NASA official Wayne Hale showed up to a news conference yesterday with a broad smile, but it was quickly evident that the smile was not because he was bearing good news; it was more like a sign of hopeless optimism.

Mr. WAYNE HALE (NASA Official): If we were to get extremely lucky, it is theoretically possible that we could still launch on Sunday. But I've got to tell you that this represents a really optimistic, good luck scenario, which I think is not very credible.

(Soundbite of laughter)

Mr. HALE: I wish I had better news.

HARRIS: The problem with the fuel sensor has been dragging on for months, so just about the only way it could be solved in a matter of hours would be if something very obvious and easy to fix had been overlooked.

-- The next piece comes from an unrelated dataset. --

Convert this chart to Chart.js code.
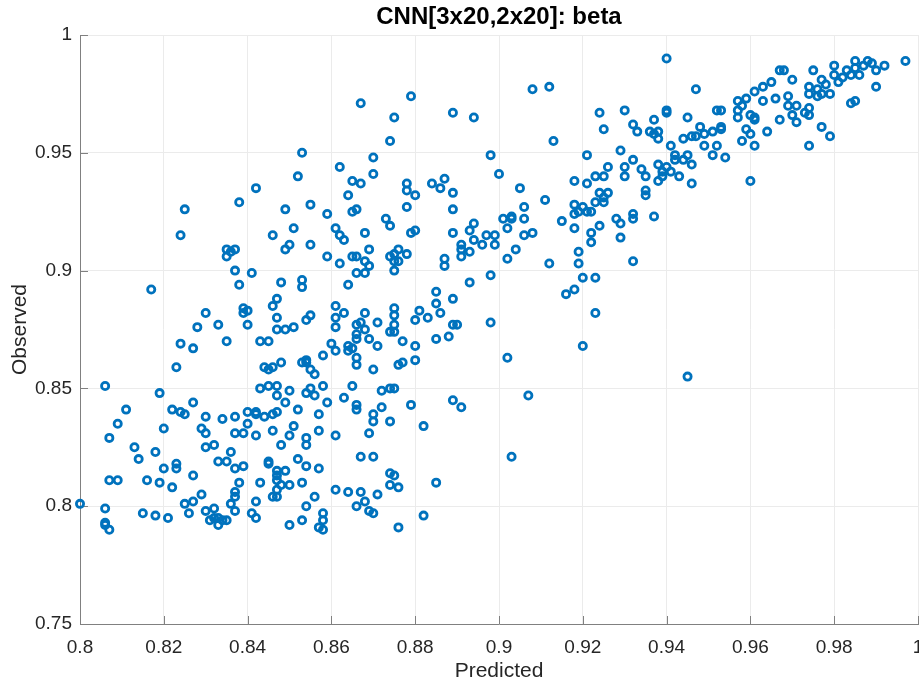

Mr. HALE: The repair that might get us to Sunday is if we go in and wiggle some of the wires and find a loose connection. And you laugh, that probably is the first step in any troubleshooting plan. Some technician's going to put his hands on the wires and the connectors and start wiggling them.

HARRIS: Bad wiring is certainly a possibility, Hale said.

Mr. HALE: That's one of the threads that the troubleshooting team is looking into. That's just one of about 200 things they're looking into right now.

HARRIS: Hale said the space agency has assembled 12 teams of engineers--some in Houston, some in Huntsville and some at other NASA centers and, of course, some at Cape Canaveral where the space shuttle now sits surrounded once again by elaborate gray scaffolding. The bad news is the sensor now seems to be working properly, so it's even harder to figure out what's wrong with it. And by the way, Hale said even if the technical problem hadn't stopped Wednesday's launch, Mother Nature would have.

Mr. HALE: I did go back and find out that the thunderstorms were within 20 nautical miles of the Kennedy Space Center, we would have been a no-go for launch.

HARRIS: Shuttle officials will meet again today and decide whether to keep alive that tiny sliver of hope for a Sunday launch. Richard Harris, NPR News at the Kennedy Space Center.